Fleming's second book, Greece: A Jewish History (Princeton, 2008), received numerous awards: a National Jewish Book Award; the Runciman Award; the Prix Alberto Benveniste; and honorable mention, Keeley Book Prize of the Modern Greek Studies Association
and received considerable popular press in Greece. It has been translated into Greek and French. In the English-speaking academy the book has been widely and largely positively reviewed, though some reviewers have objected to its "anti-Zionist" and "diasporist" approach, which minimizes and to an extent rejects the centrality of Israel and of Zionism.

Fleming is co-editor, with Adnan Husain, of A Faithful Sea: The Religious Cultures of the Mediterranean 1200–1700 (Oxford OneWorld, 2007).

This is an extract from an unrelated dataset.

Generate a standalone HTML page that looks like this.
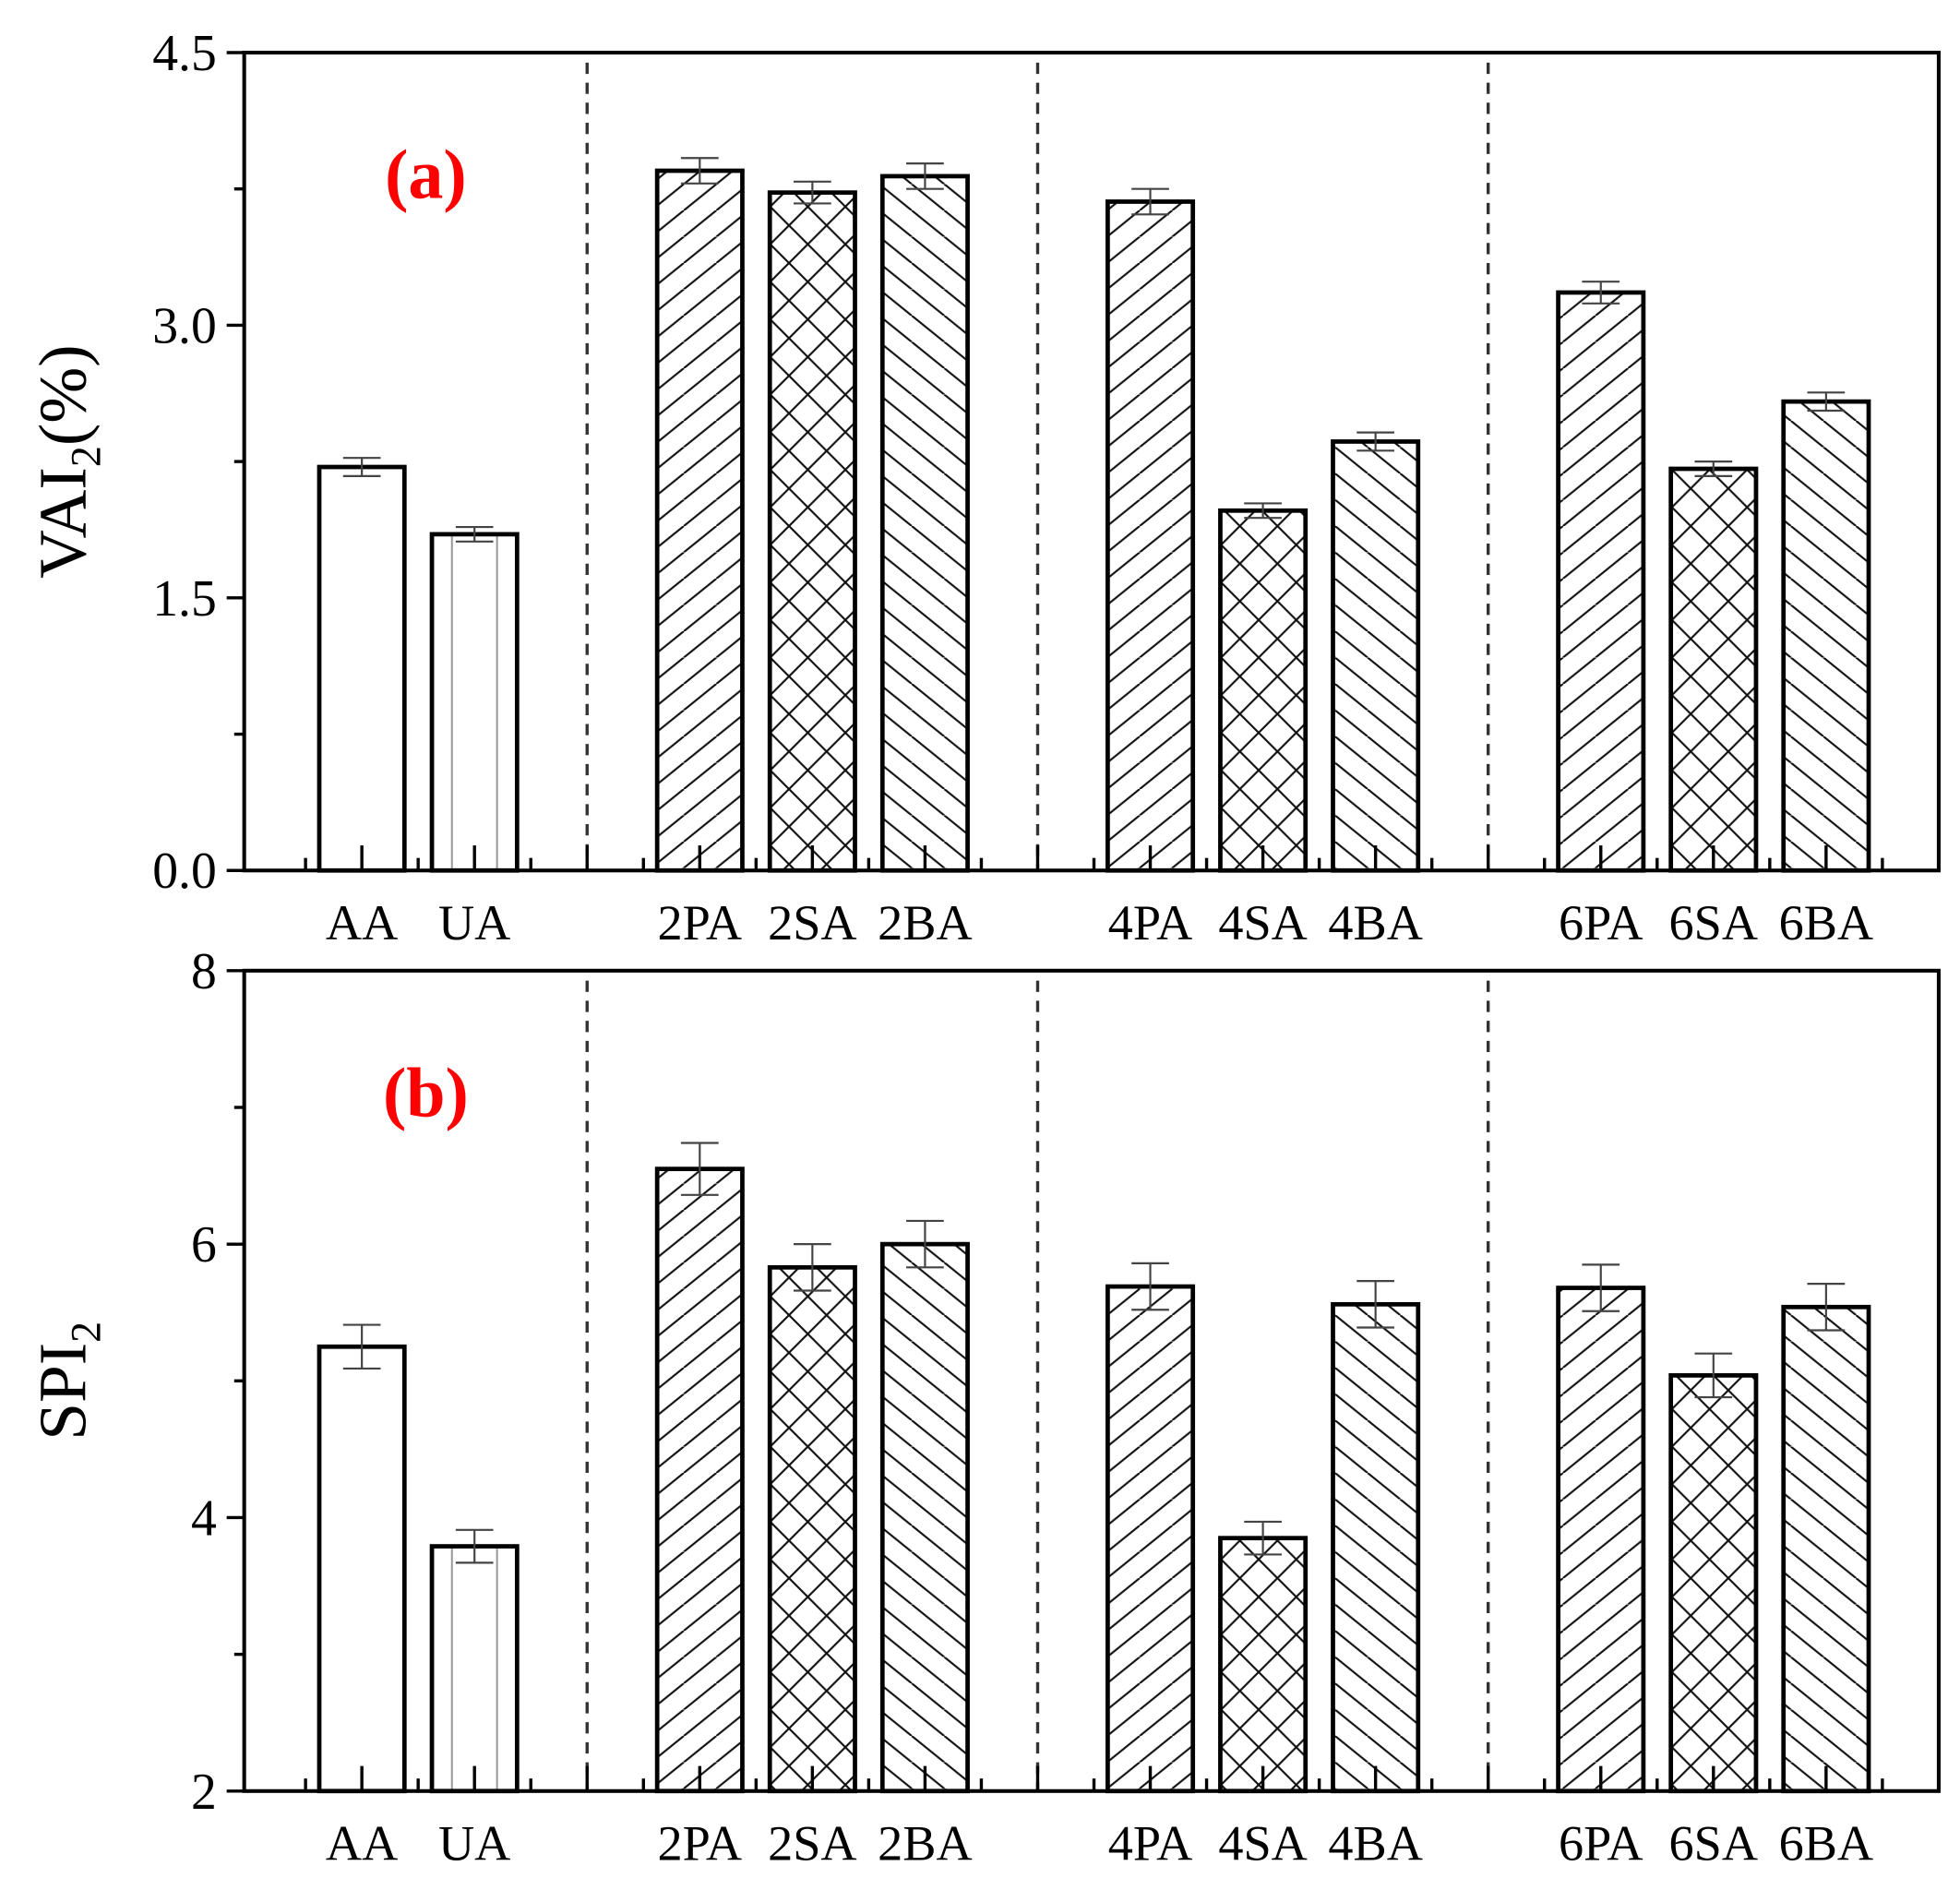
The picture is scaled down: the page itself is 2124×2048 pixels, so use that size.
<!DOCTYPE html>
<html><head><meta charset="utf-8"><style>
html,body{margin:0;padding:0;background:#fff}
svg{display:block}
text{font-family:"Liberation Serif",serif;fill:#000}
</style></head><body>
<svg id="chart" width="2124" height="2048" viewBox="0 0 1565 1509" preserveAspectRatio="none" xmlns="http://www.w3.org/2000/svg">
<defs>
<pattern id="pFwd" patternUnits="userSpaceOnUse" width="26" height="21"><path d="M-26,21 L0,0 M0,21 L26,0 M26,21 L52,0" stroke="#111" stroke-width="1.6"/></pattern>
<pattern id="pBack" patternUnits="userSpaceOnUse" width="26" height="21"><path d="M-26,0 L0,21 M0,0 L26,21 M26,0 L52,21" stroke="#111" stroke-width="1.6"/></pattern>
<pattern id="pCross" patternUnits="userSpaceOnUse" width="30" height="30"><path d="M0,0 L30,30 M30,0 L0,30" stroke="#111" stroke-width="1.6"/></pattern>
</defs>
</svg>
<script>
const categories=["AA","UA","2PA","2SA","2BA","4PA","4SA","4BA","6PA","6SA","6BA"];
const slots=[1,2,4,5,6,8,9,10,12,13,14];
const dividers=[3,7,11];
const fills=["none","ua","pFwd","pCross","pBack","pFwd","pCross","pBack","pFwd","pCross","pBack"];
const vaiValues=[2.22,1.85,3.85,3.73,3.82,3.68,1.98,2.36,3.18,2.21,2.58];
const vaiErrors=[0.05,0.04,0.07,0.06,0.07,0.07,0.04,0.05,0.06,0.04,0.05];
const spiValues=[5.25,3.79,6.55,5.83,6.0,5.69,3.85,5.56,5.68,5.04,5.54];
const spiErrors=[0.16,0.12,0.19,0.17,0.17,0.17,0.12,0.17,0.17,0.16,0.17];
const vaiTicks=["0.0","1.5","3.0","4.5"];
const spiTicks=["2","4","6","8"];

const svg=document.getElementById('chart');
const NS="http://www.w3.org/2000/svg";
function mk(tag,attrs,parent){const e=document.createElementNS(NS,tag);for(const k in attrs)e.setAttribute(k,attrs[k]);(parent||svg).appendChild(e);return e;}
const X0=195,X1=1548;
function xs(s){return X0+4+(X1-X0-4)*s/15;}

function panel(cfg){
  const g=mk('g',{});
  
  
  const ys=v=>cfg.bot-(v-cfg.min)/(cfg.max-cfg.min)*(cfg.bot-cfg.top);
  dividers.forEach(d=>{
    const l=mk('line',{x1:xs(d),x2:xs(d),y1:cfg.top+8,y2:cfg.bot,stroke:'#333','stroke-width':2.5,'stroke-dasharray':'9,7'},g);
    
    
  });
  const hw=34;
  categories.forEach((c,i)=>{
    const cx=xs(slots[i]);const v=cfg.values[i];const y=ys(v);
    const bg=mk('g',{},g);
    
    
    const f=fills[i];
    if(f!=='none'&&f!=='ua') mk('rect',{x:cx-hw,y:y,width:2*hw,height:cfg.bot-y,fill:'url(#'+f+')'},bg);
    if(f==='ua'){
      mk('line',{x1:cx-18,x2:cx-18,y1:y,y2:cfg.bot,stroke:'#999','stroke-width':1.5},bg);
      mk('line',{x1:cx+18,x2:cx+18,y1:y,y2:cfg.bot,stroke:'#999','stroke-width':1.5},bg);
    }
    mk('rect',{x:cx-hw,y:y,width:2*hw,height:cfg.bot-y,fill:'none',stroke:'#000','stroke-width':3.5},bg);
    const e=cfg.errors[i];const yt=ys(v+e),yb=ys(v-e);
    const eb=mk('path',{d:`M${cx},${yt}L${cx},${yb}M${cx-15},${yt}L${cx+15},${yt}M${cx-15},${yb}L${cx+15},${yb}`,stroke:'#444','stroke-width':1.6,fill:'none'},bg);
    
    
    const t=mk('text',{x:cx,y:cfg.bot+55,'font-size':40,'text-anchor':'middle'},g);
    t.textContent=c;
    
    
  });
  for(let s=0.5;s<15;s+=0.5){
    const len=(Math.abs(s-Math.round(s))<0.01)?20:10;
    mk('line',{x1:xs(s),x2:xs(s),y1:cfg.bot,y2:cfg.bot-len,stroke:'#000','stroke-width':2.5},g);
  }
  const fr=mk('rect',{x:X0,y:cfg.top,width:X1-X0,height:cfg.bot-cfg.top,fill:'none',stroke:'#000','stroke-width':3},g);
  
  
  cfg.ticks.forEach((lab,k)=>{
    const v=cfg.min+k*cfg.step;const y=ys(v);
    mk('line',{x1:X0-14,x2:X0,y1:y,y2:y,stroke:'#000','stroke-width':2.5},g);
    const t=mk('text',{x:X0-22,y:y+14,'font-size':41,'text-anchor':'end'},g);
    t.textContent=lab;
    
    
    if(k<cfg.ticks.length-1){const ym=ys(v+cfg.step/2);mk('line',{x1:X0-8,x2:X0,y1:ym,y2:ym,stroke:'#000','stroke-width':2.5},g);}
  });
  const yt=mk('text',{transform:`translate(${cfg.titleX},${(cfg.top+cfg.bot)/2}) rotate(-90)`,'font-size':54,'text-anchor':'middle'},g);
  yt.innerHTML=cfg.title;
  
  
  const pl=mk('text',{x:340,y:cfg.top+116,'font-size':56,'font-weight':'bold','text-anchor':'middle',style:'fill:#f00'},g);
  pl.textContent=cfg.label;
  
  
}
panel({name:'panel-a-vai2',top:42,bot:695,min:0,max:4.5,step:1.5,values:vaiValues,errors:vaiErrors,ticks:vaiTicks,title:'VAI<tspan font-size="34" dy="12">2</tspan><tspan dy="-12">(%)</tspan>',titleX:68,label:'(a)'});
panel({name:'panel-b-spi2',top:775,bot:1430,min:2,max:8,step:2,values:spiValues,errors:spiErrors,ticks:spiTicks,title:'SPI<tspan font-size="34" dy="12">2</tspan>',titleX:68,label:'(b)'});
</script>
</body></html>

=== Other publications ===
Fleming has authored numerous articles, chapters, and encyclopedia entries, of which the most cited is "Orientalism, the Balkans, and Balkan Historiography", published in the American Historical Review in 2000.

In 2009, the journal Nationalities Papers printed an apology and retraction after it published an article that made extensive use of Fleming's work without citation or reference (Alice Curticapean, "Are you Hungarian or Romanian?" in Nationalities Papers, Volume 35, No. 3, pp. 411–427; retraction printed Volume 37, No. 4).

Fleming is a prolific book reviewer, and has published over one hundred reviews in both academic and popular publications.

==Family==
Fleming is the daughter of the American literary critic John V. Fleming and of the British-born Reverend Canon Joan Elizabeth Fleming, a prominent priest in the Episcopal diocese of New Jersey and Rector Emerita of Christ Church parish, New Brunswick.

She has two brothers, Richard Arthur Fleming, a travel writer; and Luke Owles Fleming, a linguistic anthropologist.

She is the mother of three daughters.